The Problem with 'Gifting'
by Felissia Cappelletti
Every time my mom or gramma
asks for gift ideas for me, I'll always remind them that cash is the
most universal, most needed, and most convenient gift. I love getting
cash as a gift because I can use it to pay off my credit debt - which
for me feels great and is just as good as material gifts. So when Jim
introduced me to the "Gift" project he started in remembrance
of his father, I told him I thought it was a great idea. It is a great
idea. Especially because it has the potential to make all the difference
for someone who really needs it. So why, when it came time to participate
in the project, did I hesitate? For some reason, I always choked when
it came time to give the gift. I asked myself why.
It's not because I'm uncomfortable with the idea of giving a random
gift to a stranger. On the contrary, I identify with a sub-culture community
which is heavy on gift-giving. In fact, "gifting" is a very
popular way of introducing oneself, thanking someone, or just making
someone's day among my community and I think it's fantastic. Although,
within the community, we have one stipulation to gifting. No cash. The
theory being, I think, that friendship, gratitude and happiness should
not be commodified. Normally, my friends make a habit of passing out
small trinkets; beautiful pebbles, sticks of incense, stickers or homemade
specialties - my gift of choice is a hand-made colorful thread friendship
bracelet. Things like this don't cost much, or have no monetary value
at all, but they seem to symbolize the true intention of gifting anyway.
A lot of my anxiety about gifts comes from my extremely good luck as
a child of having multiple Christmas and birthday celebrations with
my various family groups. Being the only child/grandchild/niece in the
family for 7 years, I got a lot of gifts. My mother, a virtuous woman
through and through, deeply ingrained in me the importance of gratitude
and appreciation. So I think I had a little bit of a complex early on
about receiving so many undeserved gifts and feeling unable to respond
in kind. I still feel guilty when I receive a gift greater in value
than one I have given. I suppose I project this "receiver's anxiety"
onto others and assume that when a gift is given randomly and is greater
in value than what that person would be able/ willing to give to me,
that there may be the danger of offending or disheartening the receiver.
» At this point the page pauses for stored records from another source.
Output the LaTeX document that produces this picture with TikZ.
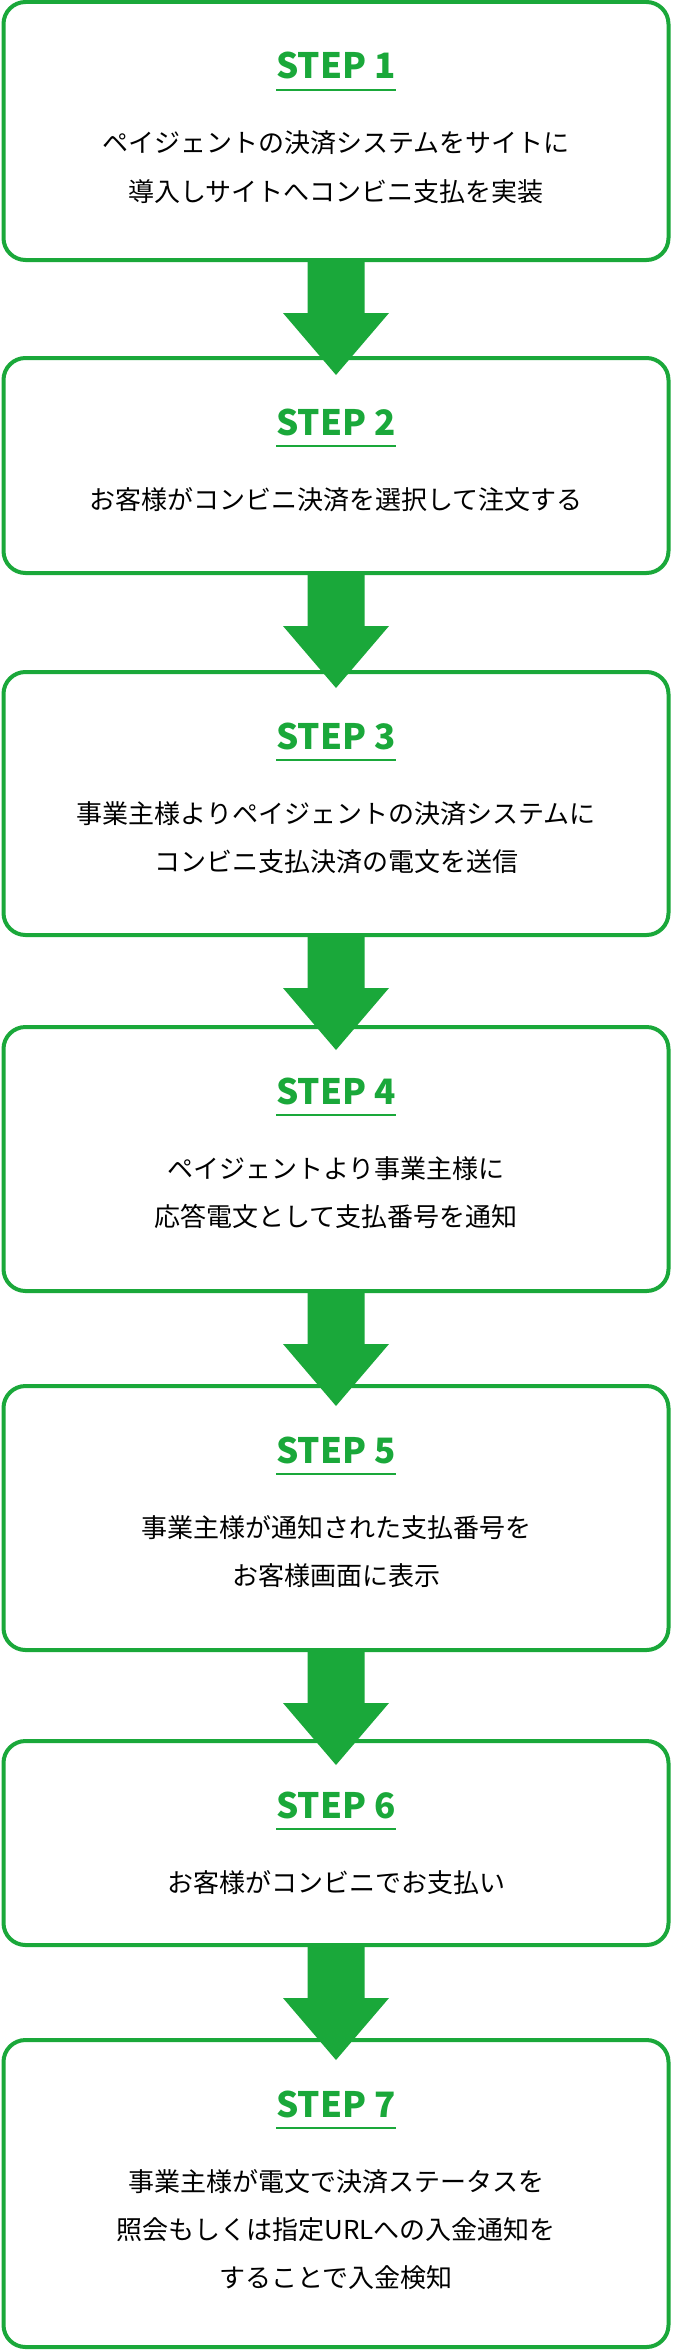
\documentclass[tikz,border=0pt]{standalone}
\usepackage{fontspec}
\newfontfamily\jpfont{Noto Sans CJK JP}
\newfontfamily\stepfont{Noto Sans CJK JP}
\usetikzlibrary{calc}
\definecolor{stepgreen}{RGB}{26,168,58}
\newcommand\flowarrow[1]{%
  \fill[stepgreen] ($(#1.south)+(-28.5,0)$) -- ($(#1.south)+(-28.5,53)$) -- ($(#1.south)+(-53,53)$)
    -- ($(#1.south)+(0,115)$) -- ($(#1.south)+(53,53)$) -- ($(#1.south)+(28.5,53)$)
    -- ($(#1.south)+(28.5,0)$) -- cycle;}
\begin{document}
\begin{tikzpicture}[x=1pt,y=-1pt,
  box/.style={draw=stepgreen, line width=4pt, rounded corners=22pt, fill=white,
    minimum width=665pt, inner sep=0pt, outer sep=0pt, anchor=north},
  title/.style={font=\stepfont\bfseries\fontsize{35}{35}\selectfont, text=stepgreen, anchor=base, inner sep=0pt},
  body/.style={font=\jpfont\fontsize{26}{26}\selectfont, text=black, anchor=base, inner sep=0pt},
  uline/.style={draw=stepgreen, line width=2.5pt}]
\useasboundingbox[fill=white] (0,0) rectangle (672,2352);
% boxes
\node[box, minimum height=258pt] (b1) at (336,2) {};
\node[box, minimum height=215pt] (b2) at (336,358) {};
\node[box, minimum height=263pt] (b3) at (336,672) {};
\node[box, minimum height=264pt] (b4) at (336,1027) {};
\node[box, minimum height=264pt] (b5) at (336,1386) {};
\node[box, minimum height=204pt] (b6) at (336,1741) {};
\node[box, minimum height=307pt] (b7) at (336,2040) {};
% arrows
\flowarrow{b1}
\flowarrow{b2}
\flowarrow{b3}
\flowarrow{b4}
\flowarrow{b5}
\flowarrow{b6}
% step 1
\node[title] (t1) at ($(b1.north)+(0,77)$) {STEP 1};
\draw[uline] ($(b1.north)+(-60,88)$) -- ($(b1.north)+(60,88)$);
\node[body] (s1a) at ($(b1.north)+(0,151)$) {ペイジェントの決済システムをサイトに};
\node[body] (s1b) at ($(b1.north)+(0,199)$) {導入しサイトへコンビニ支払を実装};
% step 2
\node[title] (t2) at ($(b2.north)+(0,77)$) {STEP 2};
\draw[uline] ($(b2.north)+(-60,88)$) -- ($(b2.north)+(60,88)$);
\node[body] (s2a) at ($(b2.north)+(0,151)$) {お客様がコンビニ決済を選択して注文する};
% step 3
\node[title] (t3) at ($(b3.north)+(0,77)$) {STEP 3};
\draw[uline] ($(b3.north)+(-60,88)$) -- ($(b3.north)+(60,88)$);
\node[body] (s3a) at ($(b3.north)+(0,151)$) {事業主様よりペイジェントの決済システムに};
\node[body] (s3b) at ($(b3.north)+(0,199)$) {コンビニ支払決済の電文を送信};
% step 4
\node[title] (t4) at ($(b4.north)+(0,77)$) {STEP 4};
\draw[uline] ($(b4.north)+(-60,88)$) -- ($(b4.north)+(60,88)$);
\node[body] (s4a) at ($(b4.north)+(0,151)$) {ペイジェントより事業主様に};
\node[body] (s4b) at ($(b4.north)+(0,199)$) {応答電文として支払番号を通知};
% step 5
\node[title] (t5) at ($(b5.north)+(0,77)$) {STEP 5};
\draw[uline] ($(b5.north)+(-60,88)$) -- ($(b5.north)+(60,88)$);
\node[body] (s5a) at ($(b5.north)+(0,151)$) {事業主様が通知された支払番号を};
\node[body] (s5b) at ($(b5.north)+(0,199)$) {お客様画面に表示};
% step 6
\node[title] (t6) at ($(b6.north)+(0,77)$) {STEP 6};
\draw[uline] ($(b6.north)+(-60,88)$) -- ($(b6.north)+(60,88)$);
\node[body] (s6a) at ($(b6.north)+(0,151)$) {お客様がコンビニでお支払い};
% step 7
\node[title] (t7) at ($(b7.north)+(0,77)$) {STEP 7};
\draw[uline] ($(b7.north)+(-60,88)$) -- ($(b7.north)+(60,88)$);
\node[body] (s7a) at ($(b7.north)+(0,151)$) {事業主様が電文で決済ステータスを};
\node[body] (s7b) at ($(b7.north)+(0,199)$) {照会もしくは指定URLへの入金通知を};
\node[body] (s7c) at ($(b7.north)+(0,247)$) {することで入金検知};
\end{tikzpicture}
\end{document}
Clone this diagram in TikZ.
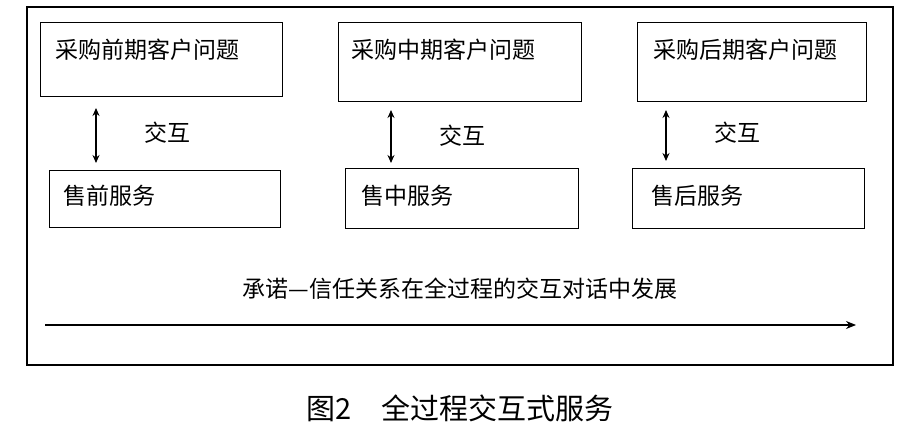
\documentclass[tikz,border=0pt]{standalone}
\usepackage{fontspec}
\setmainfont{Noto Sans CJK SC}
\usetikzlibrary{arrows.meta}
\begin{document}
\begin{tikzpicture}[x=1pt,y=-1pt,
  bx/.style={draw,line width=1.2pt,anchor=north west,inner sep=0pt},
  lb/.style={font=\fontsize{23}{26}\selectfont,anchor=west},
  dbl/.style={{Stealth[length=8pt,width=7pt]}-{Stealth[length=8pt,width=7pt]},line width=1.5pt}]
\useasboundingbox (0,0) rectangle (918,428);
\draw[line width=1.3pt] (27,7) rectangle (893,365);
% top boxes
\node[bx,minimum width=242pt,minimum height=74pt] (t1) at (40,22) {};
\node[bx,minimum width=243pt,minimum height=79pt] (t2) at (338,22) {};
\node[bx,minimum width=229pt,minimum height=79pt] (t3) at (637,22) {};
\node[lb] at (52,50) {采购前期客户问题};
\node[lb] at (348,50) {采购中期客户问题};
\node[lb] at (650,50) {采购后期客户问题};
% bottom boxes
\node[bx,minimum width=231pt,minimum height=57pt] (b1) at (49,170) {};
\node[bx,minimum width=233pt,minimum height=60pt] (b2) at (345,168) {};
\node[bx,minimum width=232pt,minimum height=60pt] (b3) at (632,168) {};
\node[lb] at (60,196) {售前服务};
\node[lb] at (358,196) {售中服务};
\node[lb] at (648,196) {售后服务};
% arrows
\coordinate (a1t) at (96,108); \coordinate (a1b) at (96,163);
\coordinate (a2t) at (391,110); \coordinate (a2b) at (391,163);
\coordinate (a3t) at (666,110); \coordinate (a3b) at (666,161);
\draw[dbl] (a1t) -- (a1b);
\draw[dbl] (a2t) -- (a2b);
\draw[dbl] (a3t) -- (a3b);
\node[lb,anchor=center] (j1) at (167,133) {交互};
\node[lb,anchor=center] (j2) at (462,136) {交互};
\node[lb,anchor=center] (j3) at (737,133) {交互};
\node[lb,anchor=center] (c) at (460,289) {承诺—信任关系在全过程的交互对话中发展};
\coordinate (s) at (45,325); \coordinate (e) at (856,325);
\draw[line width=1.3pt,-{Stealth[length=10pt,width=8pt]}] (s) -- (e);
\node[font=\fontsize{29}{32}\selectfont] (cap) at (460,408) {图2\quad 全过程交互式服务};
\end{tikzpicture}
\end{document}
Besides all this mental hang-up, I also had an attempted gifting experience
which set me back some. The intended recipient was an older homeless
woman. She could, I think, be aptly described as a "bag lady".
She had a shopping cart full of bags of stuff and was wearing clothes
in need of washing. She, herself, looked like she could really use $20.
But when I approached her, she quickly turned away from me, at first
ignoring me, then snapping that no, she didn't want anything from me,
and that I should leave. I felt that I had insulted her and regretted
I think there's a stigma attached to cash. It's a little pretentious,
somehow competitive, a status symbol. And in a society that's so used
to handing cash over a counter in exchange for some thing, it almost
seems that the giving of money pre-assumes there will be something given
in return, which makes it awkward for the receiver. Especially in this
case, where the recipient didn't ask for anything, and presumably did
nothing to deserve the gift, the sudden exchange quite unconsciously
asks something of the recipient.
After reconsidering these revelations, however, I realized most of what
was in the way of this great and generous project were my own insecurities.
I forced myself out of that frame of mind so that I was finally able
to complete the experiment. In my gifting, I gave to two people who
were homeless, one traveling youth and one out-of-work man. The hardest
part for me about the exchange with these people was the unfortunate
vibe that the gift was demeaning to them, that I expected gracious thanks
and praise, that I thought myself above them because I was in a position
to give while they were only in a position to receive. Which is, of
course, not the attitude this project hopes to inspire. In other words,
the cash favor made me feel like the recipient felt like I wanted them
to fell indebted to me. There's a lot of subliminal communication that
goes on between strangers, after all. Think about your daily interaction
with strangers. At least for me, it's usually unspoken: looks, body
language. In this case, the recipient is responsible for making a snap
judgment about the purpose, legitimacy, and intention of the gift and
me, the giver. Today, it's easy to assume if someone gives you something
for free, the next thing they will do is try to rip you off. Anymore,
it takes a lot of effort to trust anyone. So perhaps I am asking a lot
of this recipient. I am also expecting them to smile and say thank you,
to let me take their picture in the somewhat vulnerable position of
recipient of "undue" reward.
I can't of course, know how
the gift effected my recipients directly, or indirectly, however on
both accounts I was afterwards engaged in conversation which I enjoyed,
and which functioned as a more than adequate "thank you".
In hind sight, I think I made the whole thing out to be a lot bigger
of a deal than it had to be. I'm glad Jim is heading this project, I'm
glad to have participated. But from now on, I think I'll stick to bracelets.